Repeat the listing word for word. No pictures belong in the copy.

----------

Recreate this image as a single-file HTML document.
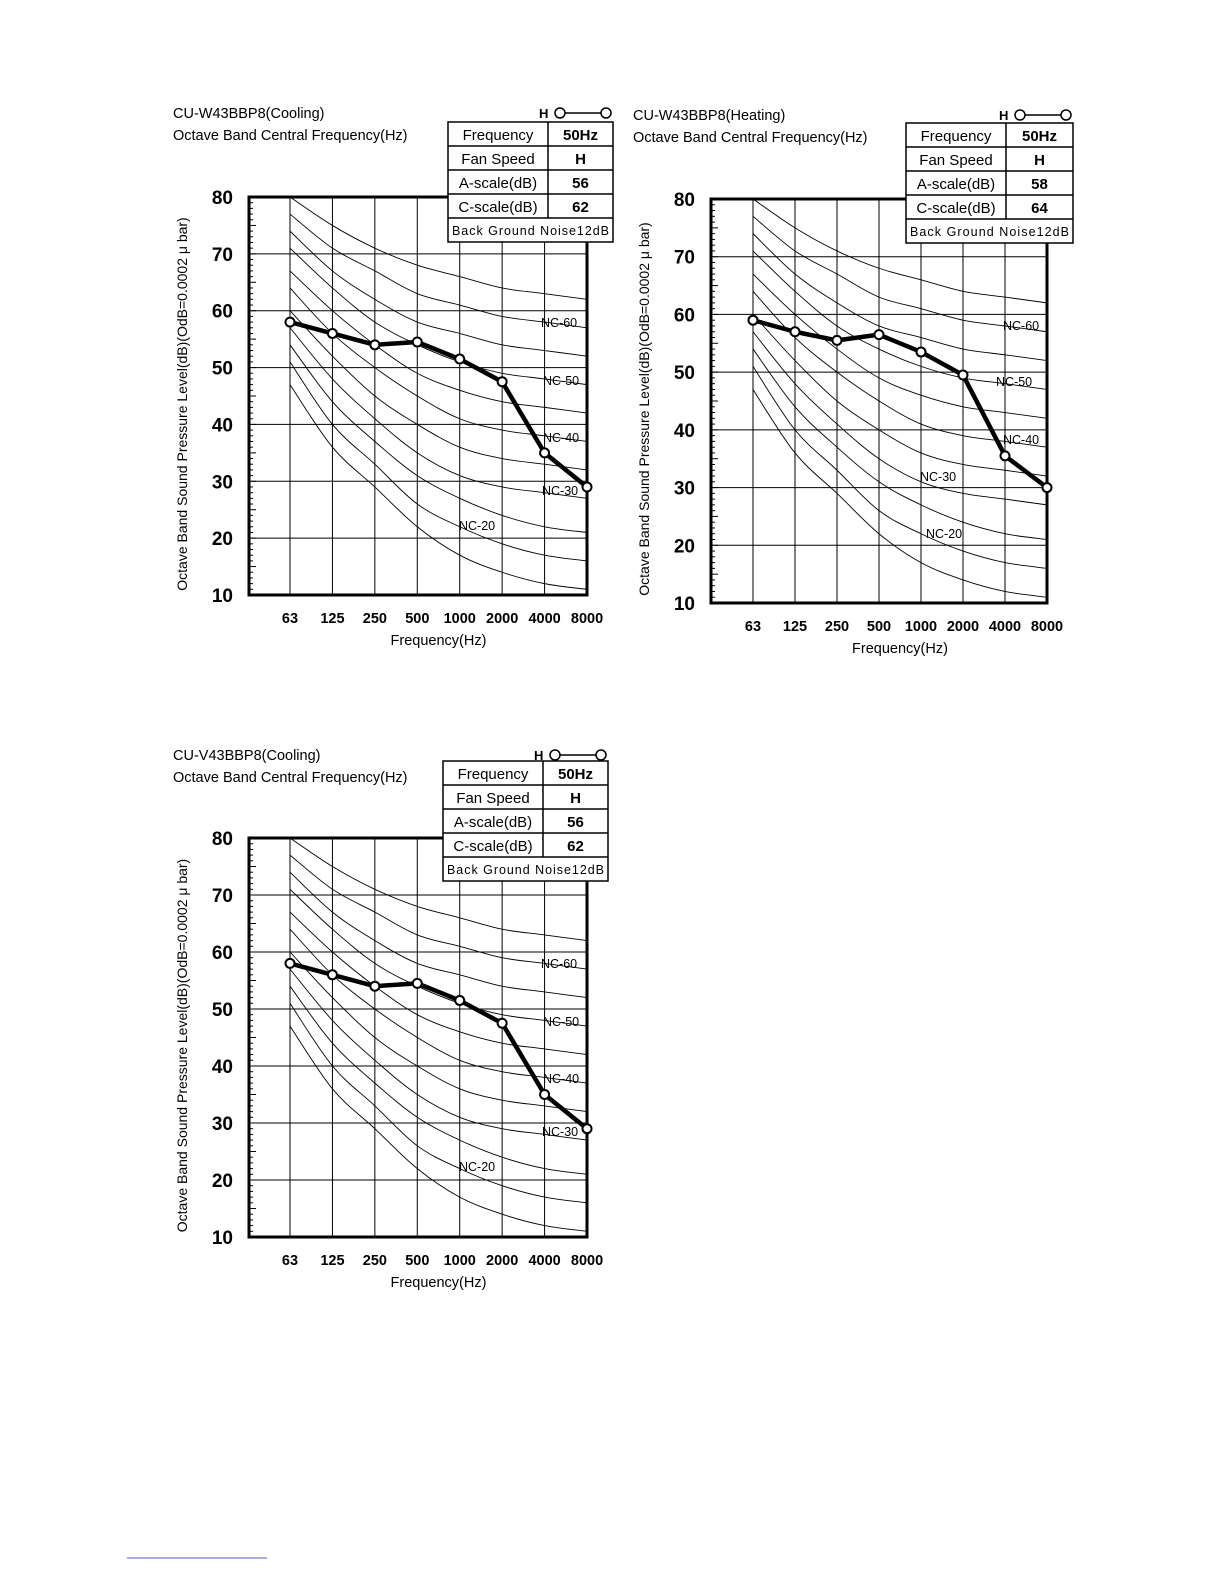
<!DOCTYPE html>
<html><head><meta charset="utf-8">
<style>
html,body{margin:0;padding:0;background:#fff;}
body{width:1224px;height:1584px;position:relative;overflow:hidden;font-family:"Liberation Sans",sans-serif;}
svg{position:absolute;left:0;top:0;}
text{font-family:"Liberation Sans",sans-serif;fill:#000;}
</style></head><body>
<svg id="s" width="1224" height="1584" viewBox="0 0 1224 1584"></svg>
<script>
const S=document.getElementById('s');
let h='';
const NC={
15:[47,36,29,22,17,14,12,11],
20:[51,40,33,26,22,19,17,16],
25:[54,44,37,31,27,24,22,21],
30:[57,48,41,35,31,29,28,27],
35:[60,52,45,40,36,34,33,32],
40:[64,56,50,45,41,39,38,37],
45:[67,60,54,49,46,44,43,42],
50:[71,64,58,54,51,49,48,47],
55:[74,67,62,58,56,54,53,52],
60:[77,71,67,63,61,59,58,57],
65:[80,75,71,68,66,64,63,62]};
function chart(id,c){
 const X=i=>c.x63+i*c.dx, Y=v=>c.y10-(v-10)*(c.y10-c.y80)/70;
 const L=c.left,R=X(7),T=c.y80,B=c.y10;
 h+=`<clipPath id="cp${id}"><rect x="${L}" y="${T}" width="${R-L}" height="${B-T}"/></clipPath>`;
 // grid
 for(let v=20;v<80;v+=10)h+=`<line x1="${L}" x2="${R}" y1="${Y(v)}" y2="${Y(v)}" stroke="#000" stroke-width="1"/>`;
 for(let i=0;i<7;i++)h+=`<line x1="${X(i)}" x2="${X(i)}" y1="${T}" y2="${B}" stroke="#000" stroke-width="1"/>`;
 for(let v=11;v<80;v++)h+=`<line x1="${L}" x2="${L+(v%5?4:7)}" y1="${Y(v)}" y2="${Y(v)}" stroke="#000" stroke-width="1"/>`;
 // NC curves
 h+=`<g clip-path="url(#cp${id})" fill="none" stroke="#000" stroke-width="0.9">`;
 for(const k in NC){const a=NC[k];const p=a.map((v,i)=>[X(i),Y(v)]);
  let d=`M${p[0][0]},${p[0][1]}`;
  for(let i=0;i<7;i++){const p0=p[Math.max(0,i-1)],p1=p[i],p2=p[i+1],p3=p[Math.min(7,i+2)];
   const c1=[p1[0]+(p2[0]-p0[0])/6,p1[1]+(p2[1]-p0[1])/6],c2=[p2[0]-(p3[0]-p1[0])/6,p2[1]-(p3[1]-p1[1])/6];
   d+=` C${c1[0]},${c1[1]} ${c2[0]},${c2[1]} ${p2[0]},${p2[1]}`;}
  h+=`<path d="${d}"/>`;}
 h+=`</g>`;
 h+=`<rect x="${L}" y="${T}" width="${R-L}" height="${B-T}" fill="none" stroke="#000" stroke-width="3"/>`;
 // NC labels
 for(const l of c.labels)h+=`<text x="${l[0]}" y="${l[1]}" font-size="12.5">${l[2]}</text>`;
 // data
 const pts=c.data.map((v,i)=>`${X(i)},${Y(v)}`).join(' ');
 h+=`<polyline points="${pts}" fill="none" stroke="#000" stroke-width="4.5" stroke-linejoin="round"/>`;
 c.data.forEach((v,i)=>h+=`<circle cx="${X(i)}" cy="${Y(v)}" r="4.5" fill="#fff" stroke="#000" stroke-width="2"/>`);
 // y labels
 for(let v=10;v<=80;v+=10)h+=`<text x="${L-16}" y="${Y(v)+7}" font-size="19" font-weight="bold" text-anchor="end">${v}</text>`;
 const fr=['63','125','250','500','1000','2000','4000','8000'];
 fr.forEach((f,i)=>h+=`<text x="${X(i)}" y="${B+28}" font-size="14.5" font-weight="bold" text-anchor="middle">${f}</text>`);
 h+=`<text x="${(X(0)+X(7))/2}" y="${B+50}" font-size="14.5" text-anchor="middle">Frequency(Hz)</text>`;
 h+=`<text transform="translate(${L-62},${(T+B)/2+8}) rotate(-90)" font-size="14" text-anchor="middle">Octave Band Sound Pressure Level(dB)(OdB=0.0002 μ bar)</text>`;
 // titles
 h+=`<text x="${c.tx}" y="${c.ty}" font-size="14.5">${c.title}</text>`;
 h+=`<text x="${c.tx}" y="${c.ty+22}" font-size="14.5">Octave Band Central Frequency(Hz)</text>`;
 // legend
 const lx=c.tbx+c.tbw;
 h+=`<text x="${lx-74}" y="${c.ty}" font-size="13" font-weight="bold">H</text><line x1="${lx-53}" x2="${lx-7}" y1="${c.ty-5}" y2="${c.ty-5}" stroke="#000" stroke-width="1.5"/><circle cx="${lx-53}" cy="${c.ty-5}" r="5" fill="#fff" stroke="#000" stroke-width="1.5"/><circle cx="${lx-7}" cy="${c.ty-5}" r="5" fill="#fff" stroke="#000" stroke-width="1.5"/>`;
 // table
 const tx=c.tbx,ty=c.tby,tw=c.tbw,rh=24,cs=100;
 h+=`<rect x="${tx}" y="${ty}" width="${tw}" height="${rh*5}" fill="#fff" stroke="#000" stroke-width="1.5"/>`;
 for(let r=1;r<5;r++)h+=`<line x1="${tx}" x2="${tx+tw}" y1="${ty+r*rh}" y2="${ty+r*rh}" stroke="#000" stroke-width="1.5"/>`;
 h+=`<line x1="${tx+cs}" x2="${tx+cs}" y1="${ty}" y2="${ty+rh*4}" stroke="#000" stroke-width="1.5"/>`;
 const rows=[['Frequency','50Hz'],['Fan Speed','H'],['A-scale(dB)',c.a],['C-scale(dB)',c.c]];
 rows.forEach((r,i)=>{h+=`<text x="${tx+cs/2}" y="${ty+i*rh+18}" font-size="15" text-anchor="middle">${r[0]}</text><text x="${tx+cs+(tw-cs)/2}" y="${ty+i*rh+18}" font-size="15" font-weight="bold" text-anchor="middle">${r[1]}</text>`;});
 h+=`<text x="${tx+4}" y="${ty+4*rh+17}" font-size="12.5" textLength="${tw-8}">Back Ground Noise12dB</text>`;
}
const d1=[58,56,54,54.5,51.5,47.5,35,29];
const lab1=(dy)=>[[541,327+dy,'NC-60'],[543,385+dy,'NC-50'],[543,442+dy,'NC-40'],[542,495+dy,'NC-30'],[459,530+dy,'NC-20']];
chart(1,{left:249,x63:290,dx:42.43,y80:197,y10:595,data:d1,labels:lab1(0),title:'CU-W43BBP8(Cooling)',tx:173,ty:118,tbx:448,tby:122,tbw:165,a:'56',c:'62'});
chart(2,{left:711,x63:753,dx:42,y80:199,y10:603,data:[59,57,55.5,56.5,53.5,49.5,35.5,30],labels:[[1003,330,'NC-60'],[996,386,'NC-50'],[1003,444,'NC-40'],[920,481,'NC-30'],[926,538,'NC-20']],title:'CU-W43BBP8(Heating)',tx:633,ty:120,tbx:906,tby:123,tbw:167,a:'58',c:'64'});
chart(3,{left:249,x63:290,dx:42.43,y80:838,y10:1237,data:d1,labels:lab1(641),title:'CU-V43BBP8(Cooling)',tx:173,ty:760,tbx:443,tby:761,tbw:165,a:'56',c:'62'});
h+=`<line x1="127" x2="267" y1="1558" y2="1558" stroke="#4a5cc0" stroke-width="1"/>`;
S.innerHTML=h;
</script>
</body></html>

----------

In response:
Recreate this image as a single-file HTML document.
<!DOCTYPE html>
<html><head><meta charset="utf-8">
<style>
html,body{margin:0;padding:0;background:#fff;}
body{width:1224px;height:1584px;position:relative;overflow:hidden;font-family:"Liberation Sans",sans-serif;}
svg{position:absolute;left:0;top:0;}
text{font-family:"Liberation Sans",sans-serif;fill:#000;}
</style></head><body>
<svg id="s" width="1224" height="1584" viewBox="0 0 1224 1584"></svg>
<script>
const S=document.getElementById('s');
let h='';
const NC={
15:[47,36,29,22,17,14,12,11],
20:[51,40,33,26,22,19,17,16],
25:[54,44,37,31,27,24,22,21],
30:[57,48,41,35,31,29,28,27],
35:[60,52,45,40,36,34,33,32],
40:[64,56,50,45,41,39,38,37],
45:[67,60,54,49,46,44,43,42],
50:[71,64,58,54,51,49,48,47],
55:[74,67,62,58,56,54,53,52],
60:[77,71,67,63,61,59,58,57],
65:[80,75,71,68,66,64,63,62]};
function chart(id,c){
 const X=i=>c.x63+i*c.dx, Y=v=>c.y10-(v-10)*(c.y10-c.y80)/70;
 const L=c.left,R=X(7),T=c.y80,B=c.y10;
 h+=`<clipPath id="cp${id}"><rect x="${L}" y="${T}" width="${R-L}" height="${B-T}"/></clipPath>`;
 // grid
 for(let v=20;v<80;v+=10)h+=`<line x1="${L}" x2="${R}" y1="${Y(v)}" y2="${Y(v)}" stroke="#000" stroke-width="1"/>`;
 for(let i=0;i<7;i++)h+=`<line x1="${X(i)}" x2="${X(i)}" y1="${T}" y2="${B}" stroke="#000" stroke-width="1"/>`;
 for(let v=11;v<80;v++)h+=`<line x1="${L}" x2="${L+(v%5?4:7)}" y1="${Y(v)}" y2="${Y(v)}" stroke="#000" stroke-width="1"/>`;
 // NC curves
 h+=`<g clip-path="url(#cp${id})" fill="none" stroke="#000" stroke-width="0.9">`;
 for(const k in NC){const a=NC[k];const p=a.map((v,i)=>[X(i),Y(v)]);
  let d=`M${p[0][0]},${p[0][1]}`;
  for(let i=0;i<7;i++){const p0=p[Math.max(0,i-1)],p1=p[i],p2=p[i+1],p3=p[Math.min(7,i+2)];
   const c1=[p1[0]+(p2[0]-p0[0])/6,p1[1]+(p2[1]-p0[1])/6],c2=[p2[0]-(p3[0]-p1[0])/6,p2[1]-(p3[1]-p1[1])/6];
   d+=` C${c1[0]},${c1[1]} ${c2[0]},${c2[1]} ${p2[0]},${p2[1]}`;}
  h+=`<path d="${d}"/>`;}
 h+=`</g>`;
 h+=`<rect x="${L}" y="${T}" width="${R-L}" height="${B-T}" fill="none" stroke="#000" stroke-width="3"/>`;
 // NC labels
 for(const l of c.labels)h+=`<text x="${l[0]}" y="${l[1]}" font-size="12.5">${l[2]}</text>`;
 // data
 const pts=c.data.map((v,i)=>`${X(i)},${Y(v)}`).join(' ');
 h+=`<polyline points="${pts}" fill="none" stroke="#000" stroke-width="4.5" stroke-linejoin="round"/>`;
 c.data.forEach((v,i)=>h+=`<circle cx="${X(i)}" cy="${Y(v)}" r="4.5" fill="#fff" stroke="#000" stroke-width="2"/>`);
 // y labels
 for(let v=10;v<=80;v+=10)h+=`<text x="${L-16}" y="${Y(v)+7}" font-size="19" font-weight="bold" text-anchor="end">${v}</text>`;
 const fr=['63','125','250','500','1000','2000','4000','8000'];
 fr.forEach((f,i)=>h+=`<text x="${X(i)}" y="${B+28}" font-size="14.5" font-weight="bold" text-anchor="middle">${f}</text>`);
 h+=`<text x="${(X(0)+X(7))/2}" y="${B+50}" font-size="14.5" text-anchor="middle">Frequency(Hz)</text>`;
 h+=`<text transform="translate(${L-62},${(T+B)/2+8}) rotate(-90)" font-size="14" text-anchor="middle">Octave Band Sound Pressure Level(dB)(OdB=0.0002 μ bar)</text>`;
 // titles
 h+=`<text x="${c.tx}" y="${c.ty}" font-size="14.5">${c.title}</text>`;
 h+=`<text x="${c.tx}" y="${c.ty+22}" font-size="14.5">Octave Band Central Frequency(Hz)</text>`;
 // legend
 const lx=c.tbx+c.tbw;
 h+=`<text x="${lx-74}" y="${c.ty}" font-size="13" font-weight="bold">H</text><line x1="${lx-53}" x2="${lx-7}" y1="${c.ty-5}" y2="${c.ty-5}" stroke="#000" stroke-width="1.5"/><circle cx="${lx-53}" cy="${c.ty-5}" r="5" fill="#fff" stroke="#000" stroke-width="1.5"/><circle cx="${lx-7}" cy="${c.ty-5}" r="5" fill="#fff" stroke="#000" stroke-width="1.5"/>`;
 // table
 const tx=c.tbx,ty=c.tby,tw=c.tbw,rh=24,cs=100;
 h+=`<rect x="${tx}" y="${ty}" width="${tw}" height="${rh*5}" fill="#fff" stroke="#000" stroke-width="1.5"/>`;
 for(let r=1;r<5;r++)h+=`<line x1="${tx}" x2="${tx+tw}" y1="${ty+r*rh}" y2="${ty+r*rh}" stroke="#000" stroke-width="1.5"/>`;
 h+=`<line x1="${tx+cs}" x2="${tx+cs}" y1="${ty}" y2="${ty+rh*4}" stroke="#000" stroke-width="1.5"/>`;
 const rows=[['Frequency','50Hz'],['Fan Speed','H'],['A-scale(dB)',c.a],['C-scale(dB)',c.c]];
 rows.forEach((r,i)=>{h+=`<text x="${tx+cs/2}" y="${ty+i*rh+18}" font-size="15" text-anchor="middle">${r[0]}</text><text x="${tx+cs+(tw-cs)/2}" y="${ty+i*rh+18}" font-size="15" font-weight="bold" text-anchor="middle">${r[1]}</text>`;});
 h+=`<text x="${tx+4}" y="${ty+4*rh+17}" font-size="12.5" textLength="${tw-8}">Back Ground Noise12dB</text>`;
}
const d1=[58,56,54,54.5,51.5,47.5,35,29];
const lab1=(dy)=>[[541,327+dy,'NC-60'],[543,385+dy,'NC-50'],[543,442+dy,'NC-40'],[542,495+dy,'NC-30'],[459,530+dy,'NC-20']];
chart(1,{left:249,x63:290,dx:42.43,y80:197,y10:595,data:d1,labels:lab1(0),title:'CU-W43BBP8(Cooling)',tx:173,ty:118,tbx:448,tby:122,tbw:165,a:'56',c:'62'});
chart(2,{left:711,x63:753,dx:42,y80:199,y10:603,data:[59,57,55.5,56.5,53.5,49.5,35.5,30],labels:[[1003,330,'NC-60'],[996,386,'NC-50'],[1003,444,'NC-40'],[920,481,'NC-30'],[926,538,'NC-20']],title:'CU-W43BBP8(Heating)',tx:633,ty:120,tbx:906,tby:123,tbw:167,a:'58',c:'64'});
chart(3,{left:249,x63:290,dx:42.43,y80:838,y10:1237,data:d1,labels:lab1(641),title:'CU-V43BBP8(Cooling)',tx:173,ty:760,tbx:443,tby:761,tbw:165,a:'56',c:'62'});
h+=`<line x1="127" x2="267" y1="1558" y2="1558" stroke="#4a5cc0" stroke-width="1"/>`;
S.innerHTML=h;
</script>
</body></html>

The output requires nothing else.